Passant ensuite à la polyphonie du xvi» siècle et spécialement à celle de l’école romaine dont Palestrina fut peut-être le plus grand maître, mais non pas le dernier, le Motu proprio s’exprime ainsi : « La polyphonie classique se rapporte parfaitement bien à cette forme par excellence de la musique d’église qu’est le chant grégorien. Par cette raison, elle a mérité d’être associée au chant grégorien dans les cérémonies les plus solennelles de l’église, comme celles de la chapelle pontificale.
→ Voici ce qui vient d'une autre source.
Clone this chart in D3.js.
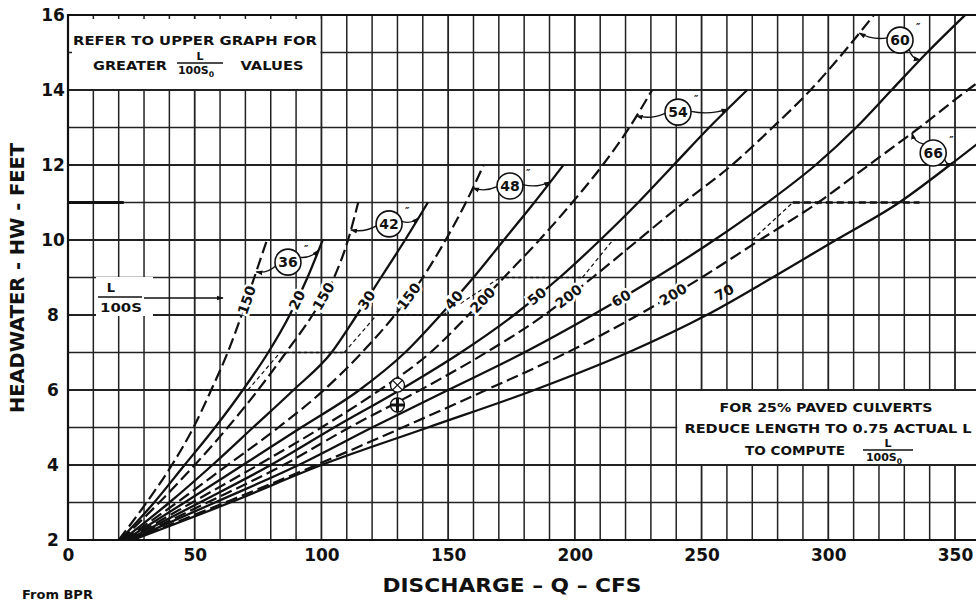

Il faut donc la restituer elle aussi, largement, dans les offices ecclésiastiques. »

De ces deux genres de musique, si le premier possède « in grado sommo » (au suprême degré) le caractère vraiment religieux, l’autre en est doué encore à un degré excellent, « in ottimo grado. » Ainsi la hiérarchie n’est pas douteuse ; mais elle n’a rien non plus de rigoureux, et l’expresse volonté du pontife n’est pas d’opposer les deux types, mais de les distinguer légèrement et de les réunir.